Nachdem aus den Magischen Städten eine Tetralogie werden soll, gibt es in Sommer der Zwietracht auch Figuren, bei denen abzusehen ist, dass eine Weiterentwicklung des Charakters geplant ist. Dies gilt vor allem für den Sohn des Khai Machi, den Dichterschüler Maati, die angehende Verwalterin Liat und das Inselmädchen Maj, die Hauptrollen in dieser Geschichte innehaben und sicher noch eine Rolle zu spielen haben werden.

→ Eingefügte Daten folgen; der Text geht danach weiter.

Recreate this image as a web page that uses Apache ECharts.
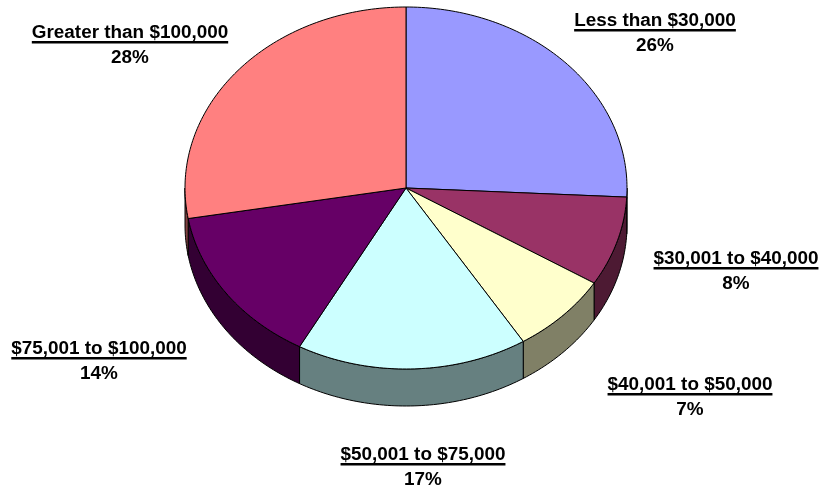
<!DOCTYPE html>
<html>
<head>
<meta charset="utf-8">
<style>html,body{margin:0;padding:0;background:#fff}#c{width:821px;height:488px}</style>
<script src="https://cdn.jsdelivr.net/npm/echarts@6/dist/echarts.min.js"></script>
</head>
<body>
<div id="c"></div>
<script>
const categories = ['Less than $30,000','$30,001 to $40,000','$40,001 to $50,000','$50,001 to $75,000','$75,001 to $100,000','Greater than $100,000'];
const shares = [25.8, 8, 7.3, 16.9, 14.3, 27.7];
const topColors = ['#9999FF','#993366','#FFFFCC','#CCFFFF','#660066','#FF8080'];
const wallColors = ['#4D4D80','#4D1A33','#808066','#668080','#330033','#804040'];

// Layout of the tilted pie and of the label block centres (not data)
const PIE = {cx: 406, cy: 188, rx: 221, ry: 181, depth: 37};
const LABEL_POS = [[655,20],[736,258],[690,384],[423,454],[99,348],[130,32]];
const FONT_SIZE = 18.9;
const FONT = 'bold ' + FONT_SIZE + 'px "Liberation Sans", Arial, sans-serif';

const total = shares.reduce((a,b)=>a+b,0);
const rows = shares.map((v,i)=>{
  const before = shares.slice(0,i).reduce((a,b)=>a+b,0);
  return [i, v, before/total*360, (before+v)/total*360];
});
const pt = (deg,dy) => {
  const r = deg*Math.PI/180;
  return [PIE.cx+PIE.rx*Math.sin(r), PIE.cy-PIE.ry*Math.cos(r)+(dy||0)];
};
const arc = (a,b,dy) => {
  const n = Math.max(2,Math.ceil(Math.abs(b-a)));
  const out=[];
  for(let k=0;k<=n;k++) out.push(pt(a+(b-a)*k/n,dy));
  return out;
};
const measure = document.createElement('canvas').getContext('2d');
measure.font = FONT;

const chart = echarts.init(document.getElementById('c'),null,{renderer:'canvas'});
chart.setOption({
  animation:false,
  backgroundColor:'#fff',
  series:[
    { type:'custom', coordinateSystem:'none', z:1, silent:true, data:rows,
      renderItem(params,api){
        const i=api.value(0), a=Math.max(api.value(2),90), b=Math.min(api.value(3),270);
        if(b<=a) return {type:'group',children:[]};
        const pts=arc(a,b,0).concat(arc(b,a,PIE.depth));
        return {type:'polygon',shape:{points:pts},style:{fill:wallColors[i],stroke:'#000',lineWidth:1}};
      }},
    { type:'custom', coordinateSystem:'none', z:2, silent:true, data:rows,
      renderItem(params,api){
        const i=api.value(0);
        const pts=[[PIE.cx,PIE.cy]].concat(arc(api.value(2),api.value(3),0));
        return {type:'polygon',shape:{points:pts},style:{fill:topColors[i],stroke:'#000',lineWidth:1}};
      }},
    { type:'custom', coordinateSystem:'none', z:3, silent:true, data:rows,
      renderItem(params,api){
        const i=api.value(0), p=LABEL_POS[i], name=categories[i];
        const w=measure.measureText(name).width;
        const st=(t,y)=>({type:'text',style:{text:t,x:p[0],y:y,align:'center',verticalAlign:'middle',font:FONT,fill:'#000'}});
        return {type:'group',children:[
          st(name,p[1]+1),
          {type:'rect',shape:{x:p[0]-w/2,y:p[1]+9,width:w,height:2.5},style:{fill:'#000'}},
          st(Math.round(api.value(1))+'%',p[1]+26)
        ]};
      }}
  ]
});
</script>
</body>
</html>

Kein Fantasy-Roman ohne ein wenig Magie – doch das magische Element ist hier genauso ungewöhnlich wie die Geschichte selbst. Magie im eigentlichen Sinn kommt nicht vor, sondern nur in Form eines Geschöpfes, einem sogenannten “Andaten”. Die “Andaten” sind zu menschlicher Gestalt geformte Gedanken und Ideen, mächtig, ja nahezu gottähnlich, die allerdings fast wie Sklaven unter der Herrschaft des Menschen stehen, der sie kraft seiner Vorstellungen erschaffen hat. Nun ist es aber nicht ganz einfach ein solches Wesen zum Dasein zu erwecken, geschweige denn, es unter Kontrolle zu halten. Das Wissen, das dazu notwendig ist, wird streng gehütet und nur an Auserwählte weitergegeben. Diese Ideen sind neu und man möchte so bald wie möglich mehr über diese faszinierenden Wesen erfahren, die so gar nichts mit den bekannten Feen, Elfen und Kobolden gemein haben.
Sommer der Zwietracht arbeitet mit dem uralten Erfolgsrezept der Intrige in den höchsten (und damit entscheidungsbefugten) Kreisen, dennoch liest man hier keine abgedroschene “Königshausintrigengeschichte”, wie man sie schon zum wiederholten Mal in anderen Büchern (und Filmen) vorgefunden hat, sondern bewährte Zutaten in neuer Komposition. Erfrischend anders in der Zusammensetzung mit menschlichen Figuren, deren Gedanken und Gefühle dem Leser hier sehr nahe gebracht werden, sodass man auch für die “andere Seite” Mitgefühl und Verständnis aufbringt und die Grenzen von Gut und Böse verschwimmen.
Ich hoffe, dass Daniel Abraham mit seinem Winter des Verrats an diesen starken Auftakt anknüpfen kann.